*TASK TO COMPLETE*. Reproduce the first line and every line after it, exactly, through the one containing "import plotly.graph_objects as go". Leave out the rest.

*DATA SHOWN*.
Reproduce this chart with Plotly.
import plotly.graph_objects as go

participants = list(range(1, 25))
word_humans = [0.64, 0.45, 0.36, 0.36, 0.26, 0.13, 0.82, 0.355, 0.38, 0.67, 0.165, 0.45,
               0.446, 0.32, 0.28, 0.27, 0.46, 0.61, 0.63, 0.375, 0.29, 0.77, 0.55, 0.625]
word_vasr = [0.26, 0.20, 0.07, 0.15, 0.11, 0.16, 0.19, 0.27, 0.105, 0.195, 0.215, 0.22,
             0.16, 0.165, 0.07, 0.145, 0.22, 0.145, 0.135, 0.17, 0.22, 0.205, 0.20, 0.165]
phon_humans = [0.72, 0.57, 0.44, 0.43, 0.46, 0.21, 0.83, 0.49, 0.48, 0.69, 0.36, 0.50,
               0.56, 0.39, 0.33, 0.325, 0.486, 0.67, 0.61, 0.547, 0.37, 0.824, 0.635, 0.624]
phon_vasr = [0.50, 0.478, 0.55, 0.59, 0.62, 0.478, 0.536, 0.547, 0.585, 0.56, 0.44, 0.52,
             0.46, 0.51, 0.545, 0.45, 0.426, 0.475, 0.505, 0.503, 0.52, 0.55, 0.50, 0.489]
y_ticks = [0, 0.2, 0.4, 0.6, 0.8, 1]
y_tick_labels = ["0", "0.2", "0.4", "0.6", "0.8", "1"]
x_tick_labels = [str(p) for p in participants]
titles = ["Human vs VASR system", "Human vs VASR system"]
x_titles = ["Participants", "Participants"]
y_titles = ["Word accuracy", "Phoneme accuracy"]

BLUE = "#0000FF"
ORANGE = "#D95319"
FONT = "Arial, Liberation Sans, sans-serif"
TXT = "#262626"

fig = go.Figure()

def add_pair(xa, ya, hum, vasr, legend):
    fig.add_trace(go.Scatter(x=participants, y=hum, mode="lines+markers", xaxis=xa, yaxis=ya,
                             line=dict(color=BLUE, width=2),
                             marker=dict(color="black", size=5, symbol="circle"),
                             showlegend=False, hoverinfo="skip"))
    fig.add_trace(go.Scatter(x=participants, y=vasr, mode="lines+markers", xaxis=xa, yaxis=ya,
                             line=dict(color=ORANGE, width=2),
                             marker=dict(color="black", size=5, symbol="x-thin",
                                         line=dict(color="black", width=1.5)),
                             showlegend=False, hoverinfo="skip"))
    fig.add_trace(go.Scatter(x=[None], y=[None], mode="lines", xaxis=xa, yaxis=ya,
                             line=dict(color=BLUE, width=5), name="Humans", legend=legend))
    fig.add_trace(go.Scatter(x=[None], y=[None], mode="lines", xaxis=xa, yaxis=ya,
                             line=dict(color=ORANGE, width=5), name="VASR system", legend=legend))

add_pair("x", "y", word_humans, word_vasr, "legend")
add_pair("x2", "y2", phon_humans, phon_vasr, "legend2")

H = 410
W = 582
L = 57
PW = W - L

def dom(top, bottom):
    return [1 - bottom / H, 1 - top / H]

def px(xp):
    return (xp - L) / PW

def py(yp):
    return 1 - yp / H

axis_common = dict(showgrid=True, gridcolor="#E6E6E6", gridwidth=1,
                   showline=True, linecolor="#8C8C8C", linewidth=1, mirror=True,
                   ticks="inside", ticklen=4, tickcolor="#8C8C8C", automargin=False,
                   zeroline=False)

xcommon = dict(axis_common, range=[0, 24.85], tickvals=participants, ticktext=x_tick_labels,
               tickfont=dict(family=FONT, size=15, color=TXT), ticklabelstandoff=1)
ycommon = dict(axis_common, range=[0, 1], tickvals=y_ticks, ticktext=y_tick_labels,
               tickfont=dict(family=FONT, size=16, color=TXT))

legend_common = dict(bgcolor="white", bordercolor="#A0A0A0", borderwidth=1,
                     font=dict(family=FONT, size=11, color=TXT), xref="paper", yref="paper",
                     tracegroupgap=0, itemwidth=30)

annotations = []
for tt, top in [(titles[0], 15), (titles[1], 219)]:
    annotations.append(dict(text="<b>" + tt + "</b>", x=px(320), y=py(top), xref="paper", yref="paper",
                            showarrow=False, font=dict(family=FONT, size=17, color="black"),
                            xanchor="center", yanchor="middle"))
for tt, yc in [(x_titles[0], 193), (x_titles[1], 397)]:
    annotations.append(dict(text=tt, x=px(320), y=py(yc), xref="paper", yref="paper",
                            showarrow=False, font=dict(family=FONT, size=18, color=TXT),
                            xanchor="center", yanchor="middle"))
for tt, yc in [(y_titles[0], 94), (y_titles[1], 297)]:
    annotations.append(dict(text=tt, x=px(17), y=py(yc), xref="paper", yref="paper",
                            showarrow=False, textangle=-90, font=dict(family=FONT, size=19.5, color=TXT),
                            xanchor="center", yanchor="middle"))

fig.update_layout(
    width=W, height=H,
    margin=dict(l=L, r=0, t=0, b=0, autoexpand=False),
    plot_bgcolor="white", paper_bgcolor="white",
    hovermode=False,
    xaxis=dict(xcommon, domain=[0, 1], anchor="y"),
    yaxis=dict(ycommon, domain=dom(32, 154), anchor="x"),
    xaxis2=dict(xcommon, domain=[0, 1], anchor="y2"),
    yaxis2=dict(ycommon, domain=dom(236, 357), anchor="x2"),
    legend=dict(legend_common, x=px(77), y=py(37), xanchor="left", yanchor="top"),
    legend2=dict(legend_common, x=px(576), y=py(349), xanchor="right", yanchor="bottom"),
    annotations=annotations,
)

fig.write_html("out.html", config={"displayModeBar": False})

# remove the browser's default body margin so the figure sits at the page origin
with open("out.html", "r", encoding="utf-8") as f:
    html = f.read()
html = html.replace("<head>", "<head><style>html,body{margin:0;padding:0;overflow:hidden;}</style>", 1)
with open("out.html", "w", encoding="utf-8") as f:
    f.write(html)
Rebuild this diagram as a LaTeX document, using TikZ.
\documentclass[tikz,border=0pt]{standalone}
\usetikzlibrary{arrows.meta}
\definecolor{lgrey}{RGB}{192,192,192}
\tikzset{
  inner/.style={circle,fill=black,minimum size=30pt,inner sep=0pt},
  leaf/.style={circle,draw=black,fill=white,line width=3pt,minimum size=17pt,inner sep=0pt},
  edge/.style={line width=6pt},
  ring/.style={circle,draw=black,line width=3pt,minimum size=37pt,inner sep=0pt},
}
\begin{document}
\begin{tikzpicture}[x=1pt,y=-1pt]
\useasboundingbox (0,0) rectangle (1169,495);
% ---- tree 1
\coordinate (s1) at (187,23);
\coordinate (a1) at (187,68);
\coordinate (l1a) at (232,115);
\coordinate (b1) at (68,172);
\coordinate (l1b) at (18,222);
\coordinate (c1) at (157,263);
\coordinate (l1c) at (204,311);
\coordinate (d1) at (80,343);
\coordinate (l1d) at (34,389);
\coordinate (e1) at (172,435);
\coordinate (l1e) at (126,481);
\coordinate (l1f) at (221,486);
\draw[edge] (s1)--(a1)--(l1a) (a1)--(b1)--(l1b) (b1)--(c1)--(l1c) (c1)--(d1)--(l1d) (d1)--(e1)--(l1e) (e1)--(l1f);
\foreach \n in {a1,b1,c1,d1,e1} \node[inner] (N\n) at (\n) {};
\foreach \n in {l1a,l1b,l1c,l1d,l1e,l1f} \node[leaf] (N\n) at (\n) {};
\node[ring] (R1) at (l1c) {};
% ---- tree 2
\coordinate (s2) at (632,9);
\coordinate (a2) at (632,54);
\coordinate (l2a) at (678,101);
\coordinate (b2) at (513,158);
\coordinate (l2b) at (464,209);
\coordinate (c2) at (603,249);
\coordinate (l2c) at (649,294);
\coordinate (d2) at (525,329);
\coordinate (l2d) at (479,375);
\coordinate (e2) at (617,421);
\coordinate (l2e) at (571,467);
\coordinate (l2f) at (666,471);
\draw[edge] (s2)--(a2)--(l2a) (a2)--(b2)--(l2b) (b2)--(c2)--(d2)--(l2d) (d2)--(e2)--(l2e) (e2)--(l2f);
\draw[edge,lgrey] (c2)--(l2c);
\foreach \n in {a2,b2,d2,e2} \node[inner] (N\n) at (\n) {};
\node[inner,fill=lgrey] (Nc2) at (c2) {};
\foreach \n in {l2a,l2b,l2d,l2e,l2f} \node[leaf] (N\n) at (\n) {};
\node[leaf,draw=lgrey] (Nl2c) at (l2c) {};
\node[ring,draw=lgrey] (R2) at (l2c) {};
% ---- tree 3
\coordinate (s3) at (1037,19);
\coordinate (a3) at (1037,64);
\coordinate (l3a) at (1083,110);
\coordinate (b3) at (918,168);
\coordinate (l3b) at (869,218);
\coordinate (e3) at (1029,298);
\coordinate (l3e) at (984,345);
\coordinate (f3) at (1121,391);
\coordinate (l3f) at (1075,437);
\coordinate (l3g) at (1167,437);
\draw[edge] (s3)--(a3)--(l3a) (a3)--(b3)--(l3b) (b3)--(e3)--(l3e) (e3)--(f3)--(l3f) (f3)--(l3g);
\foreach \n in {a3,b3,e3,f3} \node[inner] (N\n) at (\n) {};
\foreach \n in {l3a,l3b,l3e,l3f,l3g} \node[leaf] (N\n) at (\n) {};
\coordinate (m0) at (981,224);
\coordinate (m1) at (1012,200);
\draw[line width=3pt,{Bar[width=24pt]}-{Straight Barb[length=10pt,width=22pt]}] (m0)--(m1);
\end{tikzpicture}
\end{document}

*PROBLEM SOLUTION*.
Reproduce this chart with Plotly.
import plotly.graph_objects as go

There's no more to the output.